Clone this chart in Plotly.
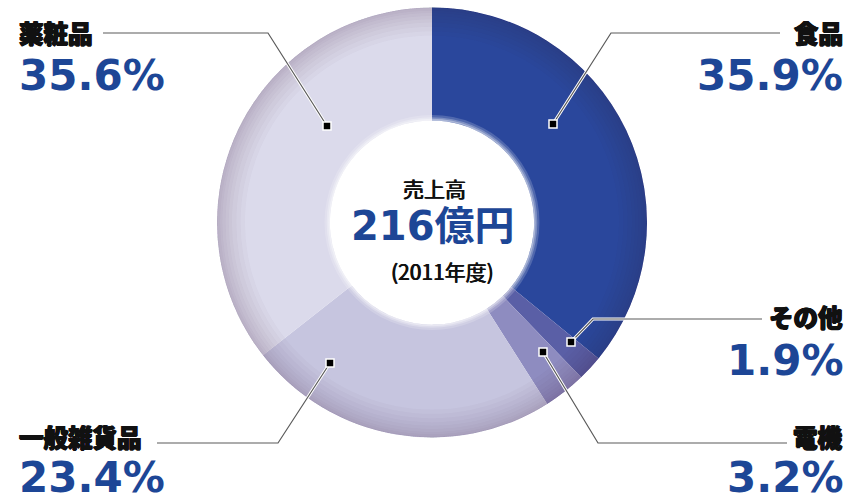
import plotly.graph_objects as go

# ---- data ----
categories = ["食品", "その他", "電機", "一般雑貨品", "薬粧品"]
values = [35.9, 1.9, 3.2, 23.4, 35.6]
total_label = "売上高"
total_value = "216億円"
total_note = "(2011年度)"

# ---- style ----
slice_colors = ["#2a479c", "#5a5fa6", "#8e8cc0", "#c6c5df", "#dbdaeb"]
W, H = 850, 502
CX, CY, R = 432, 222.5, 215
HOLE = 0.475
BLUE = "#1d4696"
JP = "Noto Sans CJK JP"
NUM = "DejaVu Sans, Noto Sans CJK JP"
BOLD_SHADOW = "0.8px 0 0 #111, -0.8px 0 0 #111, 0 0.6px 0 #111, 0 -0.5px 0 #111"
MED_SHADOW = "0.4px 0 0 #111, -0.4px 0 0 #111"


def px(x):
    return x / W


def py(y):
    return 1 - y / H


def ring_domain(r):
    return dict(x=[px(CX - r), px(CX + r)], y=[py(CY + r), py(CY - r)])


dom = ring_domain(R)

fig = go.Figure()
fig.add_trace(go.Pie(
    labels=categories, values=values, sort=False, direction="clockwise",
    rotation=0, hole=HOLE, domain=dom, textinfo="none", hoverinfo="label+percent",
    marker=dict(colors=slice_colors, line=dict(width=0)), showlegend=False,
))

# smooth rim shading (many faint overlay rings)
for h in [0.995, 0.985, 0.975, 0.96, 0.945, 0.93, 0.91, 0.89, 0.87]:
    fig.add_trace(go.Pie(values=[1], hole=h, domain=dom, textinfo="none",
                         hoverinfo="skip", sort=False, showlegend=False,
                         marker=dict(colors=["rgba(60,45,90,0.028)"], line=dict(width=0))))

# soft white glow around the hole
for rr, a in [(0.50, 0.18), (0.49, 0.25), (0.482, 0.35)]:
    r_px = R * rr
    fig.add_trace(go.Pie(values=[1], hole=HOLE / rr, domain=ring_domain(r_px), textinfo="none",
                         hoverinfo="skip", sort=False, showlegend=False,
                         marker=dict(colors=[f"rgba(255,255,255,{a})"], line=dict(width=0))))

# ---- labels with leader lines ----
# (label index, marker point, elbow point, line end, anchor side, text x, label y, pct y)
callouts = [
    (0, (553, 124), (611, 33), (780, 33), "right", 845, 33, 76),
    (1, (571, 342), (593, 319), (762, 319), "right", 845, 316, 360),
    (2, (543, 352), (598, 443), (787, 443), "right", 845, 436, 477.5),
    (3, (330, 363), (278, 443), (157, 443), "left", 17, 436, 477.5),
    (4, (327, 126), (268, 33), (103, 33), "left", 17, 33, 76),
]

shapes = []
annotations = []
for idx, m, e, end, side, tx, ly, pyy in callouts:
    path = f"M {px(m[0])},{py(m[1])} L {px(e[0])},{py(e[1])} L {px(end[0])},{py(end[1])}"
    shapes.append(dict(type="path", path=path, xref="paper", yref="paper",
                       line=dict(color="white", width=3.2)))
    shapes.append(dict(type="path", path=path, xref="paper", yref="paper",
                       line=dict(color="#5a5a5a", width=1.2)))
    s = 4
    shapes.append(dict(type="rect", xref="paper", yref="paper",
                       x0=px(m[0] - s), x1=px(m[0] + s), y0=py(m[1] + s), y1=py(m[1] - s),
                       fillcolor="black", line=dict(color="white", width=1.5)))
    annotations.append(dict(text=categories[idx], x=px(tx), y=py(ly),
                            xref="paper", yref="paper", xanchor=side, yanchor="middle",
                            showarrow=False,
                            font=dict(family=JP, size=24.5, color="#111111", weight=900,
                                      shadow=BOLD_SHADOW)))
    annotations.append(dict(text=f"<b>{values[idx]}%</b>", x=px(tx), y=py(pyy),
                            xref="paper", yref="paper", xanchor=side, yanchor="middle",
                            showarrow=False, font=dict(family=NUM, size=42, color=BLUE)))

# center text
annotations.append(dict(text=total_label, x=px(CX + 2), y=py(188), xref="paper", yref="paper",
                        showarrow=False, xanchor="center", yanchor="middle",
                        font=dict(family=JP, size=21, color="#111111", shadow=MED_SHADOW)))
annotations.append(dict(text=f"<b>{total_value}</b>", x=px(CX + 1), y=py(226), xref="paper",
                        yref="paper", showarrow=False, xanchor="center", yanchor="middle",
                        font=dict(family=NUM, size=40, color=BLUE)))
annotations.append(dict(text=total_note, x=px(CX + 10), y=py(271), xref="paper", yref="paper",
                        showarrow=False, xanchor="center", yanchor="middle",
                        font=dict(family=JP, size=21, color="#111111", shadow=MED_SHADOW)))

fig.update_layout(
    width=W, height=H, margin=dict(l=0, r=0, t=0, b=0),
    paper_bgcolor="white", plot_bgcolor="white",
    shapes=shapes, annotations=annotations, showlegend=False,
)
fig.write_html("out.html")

* * *

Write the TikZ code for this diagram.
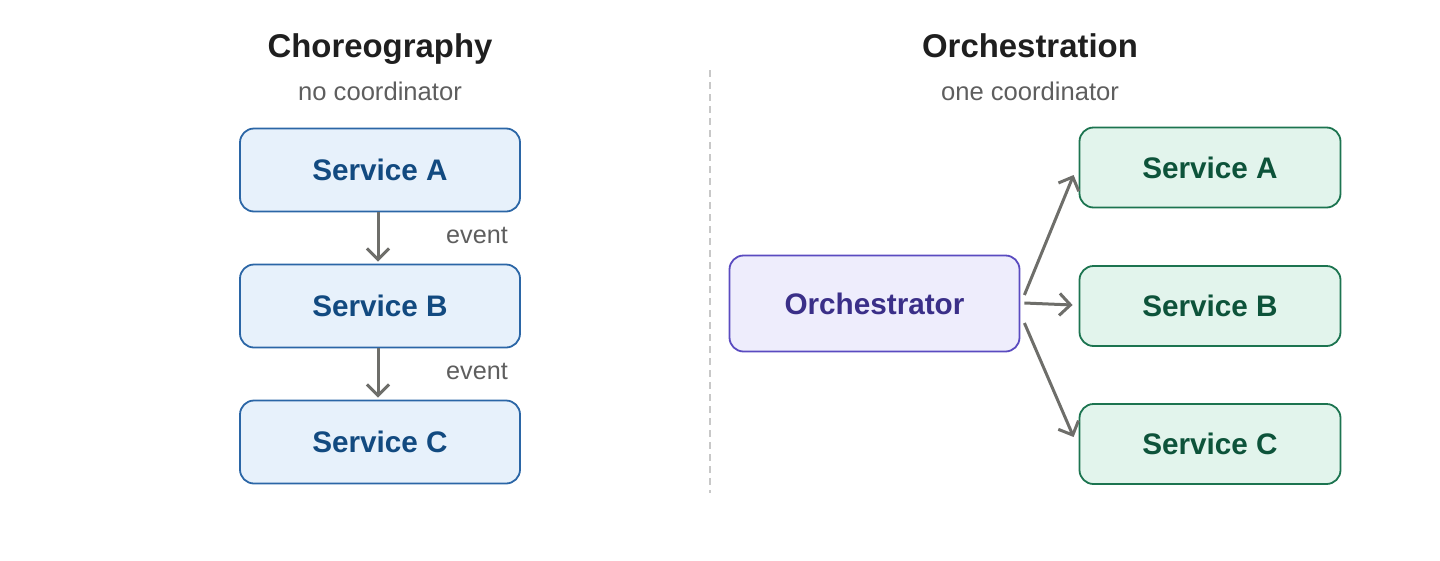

* * *

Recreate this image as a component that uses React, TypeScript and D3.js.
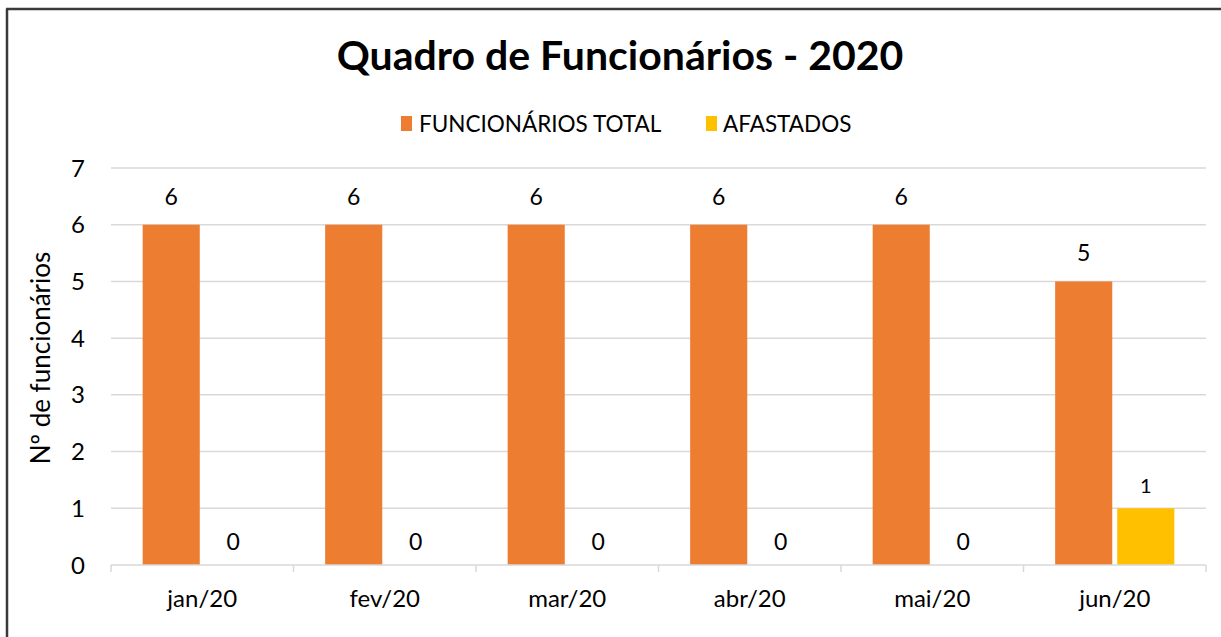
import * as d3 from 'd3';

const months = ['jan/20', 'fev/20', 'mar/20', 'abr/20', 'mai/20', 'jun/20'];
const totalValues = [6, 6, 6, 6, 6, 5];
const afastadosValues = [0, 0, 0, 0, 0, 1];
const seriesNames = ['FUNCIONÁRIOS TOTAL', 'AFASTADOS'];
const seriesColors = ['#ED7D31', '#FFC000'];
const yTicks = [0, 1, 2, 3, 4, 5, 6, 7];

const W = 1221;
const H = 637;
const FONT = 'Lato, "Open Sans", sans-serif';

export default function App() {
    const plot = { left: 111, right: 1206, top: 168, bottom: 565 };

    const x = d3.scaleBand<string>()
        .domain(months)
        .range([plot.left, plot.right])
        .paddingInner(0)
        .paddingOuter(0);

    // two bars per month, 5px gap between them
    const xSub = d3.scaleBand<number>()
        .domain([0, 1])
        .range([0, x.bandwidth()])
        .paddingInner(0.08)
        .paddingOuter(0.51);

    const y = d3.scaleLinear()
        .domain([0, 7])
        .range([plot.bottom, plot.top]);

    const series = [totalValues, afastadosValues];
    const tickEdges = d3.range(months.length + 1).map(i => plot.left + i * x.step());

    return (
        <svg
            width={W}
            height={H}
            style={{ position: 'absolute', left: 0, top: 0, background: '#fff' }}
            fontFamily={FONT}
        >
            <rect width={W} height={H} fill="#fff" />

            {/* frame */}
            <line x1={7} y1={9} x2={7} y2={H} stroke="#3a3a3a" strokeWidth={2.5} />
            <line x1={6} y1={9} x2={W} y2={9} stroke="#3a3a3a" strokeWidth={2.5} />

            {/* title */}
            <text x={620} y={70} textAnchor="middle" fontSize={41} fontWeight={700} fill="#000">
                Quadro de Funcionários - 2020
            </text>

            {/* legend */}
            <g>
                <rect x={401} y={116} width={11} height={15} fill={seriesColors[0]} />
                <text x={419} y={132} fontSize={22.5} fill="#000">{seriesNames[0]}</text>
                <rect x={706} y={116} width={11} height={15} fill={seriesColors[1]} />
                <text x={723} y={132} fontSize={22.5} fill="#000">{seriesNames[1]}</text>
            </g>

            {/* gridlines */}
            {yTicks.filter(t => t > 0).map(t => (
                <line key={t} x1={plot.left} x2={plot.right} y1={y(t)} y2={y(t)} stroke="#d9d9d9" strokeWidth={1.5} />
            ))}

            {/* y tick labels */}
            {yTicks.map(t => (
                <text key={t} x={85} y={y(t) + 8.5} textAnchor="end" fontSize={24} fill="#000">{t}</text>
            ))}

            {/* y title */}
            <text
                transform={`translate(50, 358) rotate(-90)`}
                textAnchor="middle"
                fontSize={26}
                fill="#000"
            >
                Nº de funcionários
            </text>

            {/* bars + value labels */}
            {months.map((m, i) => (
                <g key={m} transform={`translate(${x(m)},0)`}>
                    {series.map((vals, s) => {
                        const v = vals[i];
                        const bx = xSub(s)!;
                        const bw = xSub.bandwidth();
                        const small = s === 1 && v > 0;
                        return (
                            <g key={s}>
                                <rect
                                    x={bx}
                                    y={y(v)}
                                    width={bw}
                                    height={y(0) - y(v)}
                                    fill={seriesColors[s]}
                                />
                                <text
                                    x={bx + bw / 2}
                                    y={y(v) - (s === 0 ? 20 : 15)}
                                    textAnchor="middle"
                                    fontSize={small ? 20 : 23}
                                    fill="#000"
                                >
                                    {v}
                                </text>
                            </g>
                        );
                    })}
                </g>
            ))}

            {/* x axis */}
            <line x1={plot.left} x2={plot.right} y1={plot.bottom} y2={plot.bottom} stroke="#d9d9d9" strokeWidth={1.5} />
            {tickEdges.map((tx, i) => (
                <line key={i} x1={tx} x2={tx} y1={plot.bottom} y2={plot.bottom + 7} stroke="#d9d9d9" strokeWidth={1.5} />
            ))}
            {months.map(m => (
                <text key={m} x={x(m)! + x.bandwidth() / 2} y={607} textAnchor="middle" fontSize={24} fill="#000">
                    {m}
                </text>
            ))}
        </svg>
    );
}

**YOUR GOAL**
Repeat only the lines running from "Clone this chart in Plotly." to "dom = ring_domain(R)", ends included, and leave the pictures out.

**COMPLETE ANSWER**
Clone this chart in Plotly.
import plotly.graph_objects as go

# ---- data ----
categories = ["食品", "その他", "電機", "一般雑貨品", "薬粧品"]
values = [35.9, 1.9, 3.2, 23.4, 35.6]
total_label = "売上高"
total_value = "216億円"
total_note = "(2011年度)"

# ---- style ----
slice_colors = ["#2a479c", "#5a5fa6", "#8e8cc0", "#c6c5df", "#dbdaeb"]
W, H = 850, 502
CX, CY, R = 432, 222.5, 215
HOLE = 0.475
BLUE = "#1d4696"
JP = "Noto Sans CJK JP"
NUM = "DejaVu Sans, Noto Sans CJK JP"
BOLD_SHADOW = "0.8px 0 0 #111, -0.8px 0 0 #111, 0 0.6px 0 #111, 0 -0.5px 0 #111"
MED_SHADOW = "0.4px 0 0 #111, -0.4px 0 0 #111"


def px(x):
    return x / W


def py(y):
    return 1 - y / H


def ring_domain(r):
    return dict(x=[px(CX - r), px(CX + r)], y=[py(CY + r), py(CY - r)])


dom = ring_domain(R)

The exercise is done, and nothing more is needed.